By Werner Hoyer, President, European Investment Bank and André Küüsvek, President, Nordic Investment Bank
A green transition is vital to solving Europe’s energy problems
Russia’s aggression in Ukraine has pushed Europe into an energy crisis. The need for action is urgent. Europe must build up its energy resilience and accelerate its transition to a low-carbon economy.
Energy efficiency – in industry and homes – as well as renewable generation need to be scaled up now. Industry has been able to reduce its gas consumption more quickly than expected and many countries have long pipelines of renewable projects and grid connections that are just waiting to be built. The more we invest in clean energy today, the less we will heat the planet and, the less dependent we will be on costly imported energy from unreliable or even malign suppliers tomorrow.
While we all know that renewable energy is the key to fighting climate change in the long term, it is also a vital part of the solution to the immediate challenges that we currently face. We must build our energy resilience in a sustainable way.
Russia’s invasion has reminded us of the importance of safeguarding the security of our energy supply. Put simply, energy is a security issue and decarbonisation is a matter of strategic autonomy.
The political commitment to these goals is evident in numerous recent initiatives, including the Versailles conclusions on energy, the European Commission’s REPowerEU plan and, more recently, the Marienborg declaration by the Baltic Sea states.
The challenge will be to maintain our determination as the cost of the current energy crisis bites, hurting businesses and households and pushing economies towards recession. Societies need to tackle the issue of just transition with the immediate burden coming from higher energy prices.
The European Commission estimates that, for Europe to become independent of Russian gas, €270 billion of additional investment is required in energy efficiency, renewable energy and electricity networks until 2030.
International financial institutions such as the Nordic Investment Bank (NIB) and the European Investment Bank (EIB) have an important role to play in times of crisis. As commercial lenders become more cautious and reluctant to lend, institutions like ours are ready to step in and fill the gaps. With high credit ratings and stable funding bases, we offer long-term financing to important projects. This mobilises additional private investment, even in the darkest days.
Cooperation between national, regional and EU institutions is vital. Both the European Investment Bank and the Nordic Investment Bank have a long track record of financing large projects and working together. In the last five years, the cooperation saw some €10 billion in co-financed projects, with more to come.
Our common projects cover many sectors ranging from transport infrastructure to schools and hospitals. In Latvia, we supported a new bypass that will divert transit traffic away from densely populated areas of Kekava to a new route, reducing pollution and congestion, and improving road safety.
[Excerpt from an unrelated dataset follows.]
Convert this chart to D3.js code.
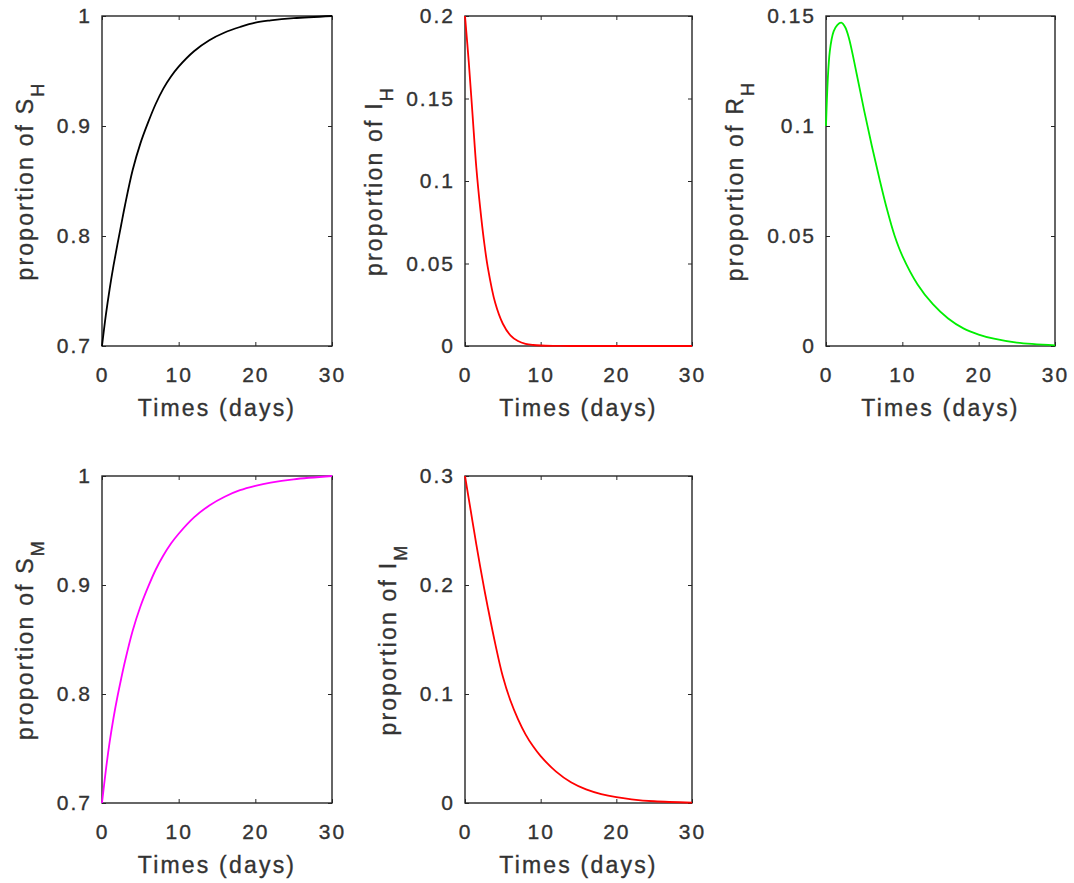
<!DOCTYPE html>
<html lang="en">
<head>
  <meta charset="UTF-8">
  <title>Host and mosquito proportions</title>
  <script src="https://d3js.org/d3.v7.min.js"></script>
  <style>
    body {
      margin: 0;
      background: #fff;
    }
    svg text {
      font-family: "Liberation Sans", Arial, sans-serif;
      fill: #333;
      stroke: #333;
      stroke-width: 0.35px;
    }
  </style>
</head>
<body>
<svg id="fig" width="1074" height="883"></svg>

<script>
// time grid (days) the curves were read at
const days = [0, 0.5, 1, 1.5, 2, 2.5, 3, 4, 5, 6, 7, 8, 9, 10, 12, 14, 16, 18, 20, 22, 25, 30];

// values
const sH = [0.700, 0.728, 0.752, 0.773, 0.792, 0.810, 0.828, 0.860, 0.884, 0.903, 0.920, 0.934,
            0.945, 0.954, 0.968, 0.978, 0.985, 0.990, 0.994, 0.996, 0.998, 1.000];
const iH = [0.200, 0.172, 0.140, 0.108, 0.084, 0.064, 0.048, 0.026, 0.0135, 0.0065, 0.003, 0.0013,
            0.0006, 0.0003, 0.0001, 0, 0, 0, 0, 0, 0, 0];
const rH = [0.100, 0.134, 0.143, 0.146, 0.147, 0.145, 0.140, 0.124, 0.107, 0.091, 0.076, 0.062,
            0.050, 0.041, 0.028, 0.019, 0.0125, 0.008, 0.0052, 0.0033, 0.0015, 0.0003];
const sM = [0.700, 0.730, 0.756, 0.778, 0.797, 0.814, 0.830, 0.858, 0.880, 0.898, 0.914, 0.927,
            0.938, 0.947, 0.962, 0.973, 0.981, 0.987, 0.991, 0.994, 0.997, 1.000];
const iM = [0.300, 0.279, 0.258, 0.237, 0.217, 0.198, 0.180, 0.146, 0.116, 0.094, 0.077, 0.063,
            0.052, 0.043, 0.029, 0.019, 0.0125, 0.0082, 0.0053, 0.0034, 0.0016, 0.0004];

// tick labels
const xTicks = [0, 10, 20, 30];
const sTicks = [0.7, 0.8, 0.9, 1];
const iHTicks = [0, 0.05, 0.1, 0.15, 0.2];
const rHTicks = [0, 0.05, 0.1, 0.15];
const iMTicks = [0, 0.1, 0.2, 0.3];
const xLabel = "Times (days)";

// subplot layout: [left, top, right, bottom]
const panels = [
  {values: sH, ticks: sTicks,  name: "S", sub: "H", color: "#000000", box: [102, 16, 332, 346]},
  {values: iH, ticks: iHTicks, name: "I", sub: "H", color: "#ff0000", box: [465, 16, 692, 346]},
  {values: rH, ticks: rHTicks, name: "R", sub: "H", color: "#00ee00", box: [826, 16, 1055, 346]},
  {values: sM, ticks: sTicks,  name: "S", sub: "M", color: "#ff00ff", box: [102, 476, 332, 803]},
  {values: iM, ticks: iMTicks, name: "I", sub: "M", color: "#ff0000", box: [465, 476, 692, 803]}
];

const tickFont = 21, labelFont = 23;
const svg = d3.select("#fig");

panels.forEach(p => {
  const [x0, y0, x1, y1] = p.box;
  const w = x1 - x0, h = y1 - y0;

  const x = d3.scaleLinear().domain([0, 30]).range([0, w]);
  const y = d3.scaleLinear().domain(d3.extent(p.ticks)).range([h, 0]);

  const g = svg.append("g").attr("transform", `translate(${x0},${y0})`);

  // bottom + left axes with labels, ticks pointing in
  g.append("g")
    .attr("transform", `translate(0,${h})`)
    .call(d3.axisBottom(x).tickValues(xTicks).tickSizeInner(-4).tickSizeOuter(0).tickPadding(21));
  const yAxis = g.append("g")
    .call(d3.axisLeft(y).tickValues(p.ticks).tickSizeInner(-4).tickSizeOuter(0).tickPadding(10)
      .tickFormat(d3.format("~g")));
  // top + right ticks only
  g.append("g")
    .call(d3.axisTop(x).tickValues(xTicks).tickSizeInner(-4).tickSizeOuter(0).tickFormat(""));
  g.append("g")
    .attr("transform", `translate(${w},0)`)
    .call(d3.axisRight(y).tickValues(p.ticks).tickSizeInner(-4).tickSizeOuter(0).tickFormat(""));

  g.selectAll(".domain").remove();
  g.selectAll(".tick line").attr("stroke", "#262626");
  g.selectAll(".tick text")
    .attr("font-size", tickFont)
    .attr("letter-spacing", 2)
    .attr("font-family", null);

  g.append("rect")
    .attr("width", w)
    .attr("height", h)
    .attr("fill", "none")
    .attr("stroke", "#262626")
    .attr("stroke-width", 1.4);

  // x label
  g.append("text")
    .attr("x", w / 2)
    .attr("y", h + 70)
    .attr("text-anchor", "middle")
    .attr("font-size", labelFont)
    .attr("letter-spacing", 2.2)
    .text(xLabel);

  // y label sits left of the widest tick label
  const maxW = d3.max(yAxis.selectAll("text").nodes(), n => n.getBBox().width);
  const lab = g.append("text")
    .attr("transform", `translate(${-10 - maxW - 24},${h / 2}) rotate(-90)`)
    .attr("text-anchor", "middle")
    .attr("font-size", labelFont)
    .attr("letter-spacing", 2.2)
    .text("proportion of " + p.name);
  lab.append("tspan")
    .attr("dy", 11)
    .attr("font-size", 18)
    .text(p.sub);

  // the curve
  const line = d3.line()
    .x((d, i) => x(days[i]))
    .y(d => y(d))
    .curve(d3.curveCatmullRom.alpha(0.5));

  g.append("path")
    .datum(p.values)
    .attr("fill", "none")
    .attr("stroke", p.color)
    .attr("stroke-width", 1.8)
    .attr("d", line);
});
</script>
</body>
</html>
In Espoo, Finland, we helped finance the construction of eight schools and day-care centres that will serve 4 000 children and young people.
In the energy sector, our two institutions have contributed to many important flagship projects, including wind farms, advanced batteries, and energy links between countries. The construction of Northvolt’s large-scale lithium-ion battery cell manufacturing plant in Northern Sweden will deliver the world’s greenest lithium-ion battery with a minimal CO2 footprint. Support for Vestas Wind Systems in Denmark is a strategic step for the energy transition from traditional sources to renewable energy and climate mitigation. Such projects contribute not only to Europe’s competitiveness and autonomy, but through research and development to the entire world’s green transition.
In this hour of need, we feel the weight of our responsibilities and are ready to do more. The European Investment Bank and the Nordic Investment Bank are committed to deepening their cooperation, particularly in the Baltic Sea region. That means clean and secure energy, for small businesses and local communities, and for innovation. Ultimately, all this makes for a more sustainable future.